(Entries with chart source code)
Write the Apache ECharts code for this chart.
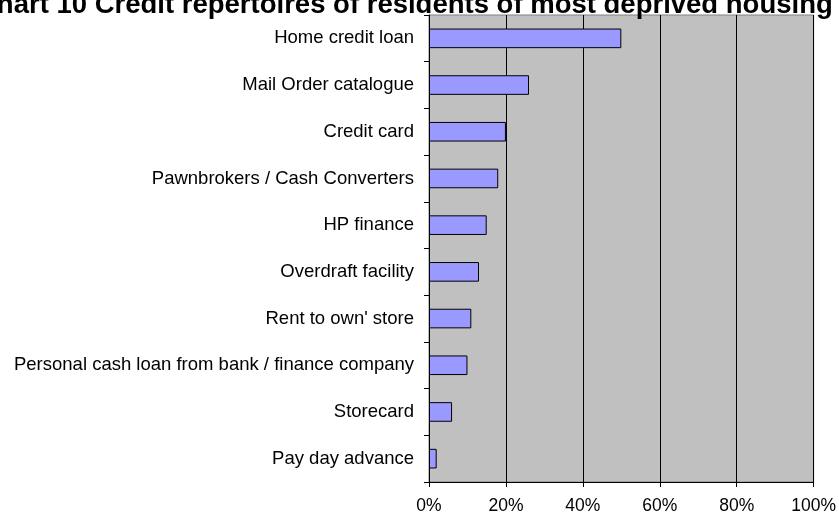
<!DOCTYPE html>
<html>
<head>
<meta charset="utf-8">
<script src="https://cdn.jsdelivr.net/npm/echarts@6/dist/echarts.min.js"></script>
<style>
  html, body { margin: 0; padding: 0; background: #fff; }
  #main { width: 839px; height: 516px; }
</style>
</head>
<body>
<div id="main"></div>
<script>
// categories top to bottom as in the picture
var categories = [
  'Home credit loan',
  'Mail Order catalogue',
  'Credit card',
  'Pawnbrokers / Cash Converters',
  'HP finance',
  'Overdraft facility',
  "Rent to own' store",
  'Personal cash loan from bank / finance company',
  'Storecard',
  'Pay day advance'
];
var values = [50, 26, 20, 18, 15, 13, 11, 10, 6, 2];
var titleText = 'Chart 10 Credit repertoires of residents of most deprived housing estates';

var myChart = echarts.init(document.getElementById('main'));

var option = {
  animation: false,
  backgroundColor: '#ffffff',
  title: {
    text: titleText,
    left: -28,
    top: -14,
    textStyle: {
      fontFamily: 'Liberation Sans, Arial, sans-serif',
      fontSize: 27.5,
      fontWeight: 'bold',
      color: '#000'
    }
  },
  grid: {
    left: 429,
    right: 25,
    top: 15,
    bottom: 34,
    show: true,
    backgroundColor: '#c0c0c0',
    borderColor: '#808080',
    borderWidth: 1
  },
  xAxis: {
    type: 'value',
    min: 0,
    max: 100,
    interval: 20,
    axisLine: { show: true, lineStyle: { color: '#000', width: 1 } },
    axisTick: { show: true, length: 5, lineStyle: { color: '#000' } },
    axisLabel: {
      formatter: '{value}%',
      color: '#000',
      fontSize: 17.5,
      fontFamily: 'Liberation Sans, Arial, sans-serif',
      margin: 15
    },
    splitLine: { show: true, lineStyle: { color: '#000', width: 1 } }
  },
  yAxis: {
    type: 'category',
    data: categories,
    inverse: true,
    axisLine: { show: true, lineStyle: { color: '#000', width: 1 } },
    axisTick: { show: true, length: 5, alignWithLabel: false, lineStyle: { color: '#000' } },
    axisLabel: {
      color: '#000',
      fontSize: 18.5,
      fontFamily: 'Liberation Sans, Arial, sans-serif',
      margin: 15
    }
  },
  series: [{
    type: 'bar',
    data: values,
    barWidth: '42%',
    itemStyle: {
      color: '#9999ff',
      borderColor: '#000',
      borderWidth: 1
    }
  }]
};

myChart.setOption(option);
</script>
</body>
</html>
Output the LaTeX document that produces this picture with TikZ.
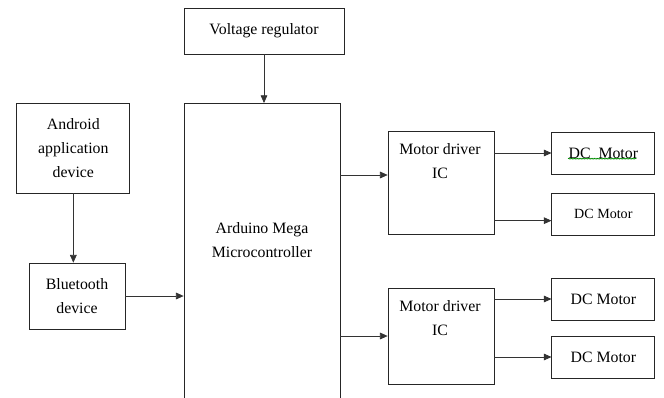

▸ **Given task**
With the pictures omitted, reproduce the records in full and exactly.

▸ **Response to this task**
Write the Apache ECharts code for this chart.
<!DOCTYPE html>
<html>
<head>
<meta charset="utf-8">
<script src="https://cdn.jsdelivr.net/npm/echarts@6/dist/echarts.min.js"></script>
<style>
  html, body { margin: 0; padding: 0; background: #fff; }
  #main { width: 839px; height: 516px; }
</style>
</head>
<body>
<div id="main"></div>
<script>
// categories top to bottom as in the picture
var categories = [
  'Home credit loan',
  'Mail Order catalogue',
  'Credit card',
  'Pawnbrokers / Cash Converters',
  'HP finance',
  'Overdraft facility',
  "Rent to own' store",
  'Personal cash loan from bank / finance company',
  'Storecard',
  'Pay day advance'
];
var values = [50, 26, 20, 18, 15, 13, 11, 10, 6, 2];
var titleText = 'Chart 10 Credit repertoires of residents of most deprived housing estates';

var myChart = echarts.init(document.getElementById('main'));

var option = {
  animation: false,
  backgroundColor: '#ffffff',
  title: {
    text: titleText,
    left: -28,
    top: -14,
    textStyle: {
      fontFamily: 'Liberation Sans, Arial, sans-serif',
      fontSize: 27.5,
      fontWeight: 'bold',
      color: '#000'
    }
  },
  grid: {
    left: 429,
    right: 25,
    top: 15,
    bottom: 34,
    show: true,
    backgroundColor: '#c0c0c0',
    borderColor: '#808080',
    borderWidth: 1
  },
  xAxis: {
    type: 'value',
    min: 0,
    max: 100,
    interval: 20,
    axisLine: { show: true, lineStyle: { color: '#000', width: 1 } },
    axisTick: { show: true, length: 5, lineStyle: { color: '#000' } },
    axisLabel: {
      formatter: '{value}%',
      color: '#000',
      fontSize: 17.5,
      fontFamily: 'Liberation Sans, Arial, sans-serif',
      margin: 15
    },
    splitLine: { show: true, lineStyle: { color: '#000', width: 1 } }
  },
  yAxis: {
    type: 'category',
    data: categories,
    inverse: true,
    axisLine: { show: true, lineStyle: { color: '#000', width: 1 } },
    axisTick: { show: true, length: 5, alignWithLabel: false, lineStyle: { color: '#000' } },
    axisLabel: {
      color: '#000',
      fontSize: 18.5,
      fontFamily: 'Liberation Sans, Arial, sans-serif',
      margin: 15
    }
  },
  series: [{
    type: 'bar',
    data: values,
    barWidth: '42%',
    itemStyle: {
      color: '#9999ff',
      borderColor: '#000',
      borderWidth: 1
    }
  }]
};

myChart.setOption(option);
</script>
</body>
</html>
Output the LaTeX document that produces this picture with TikZ.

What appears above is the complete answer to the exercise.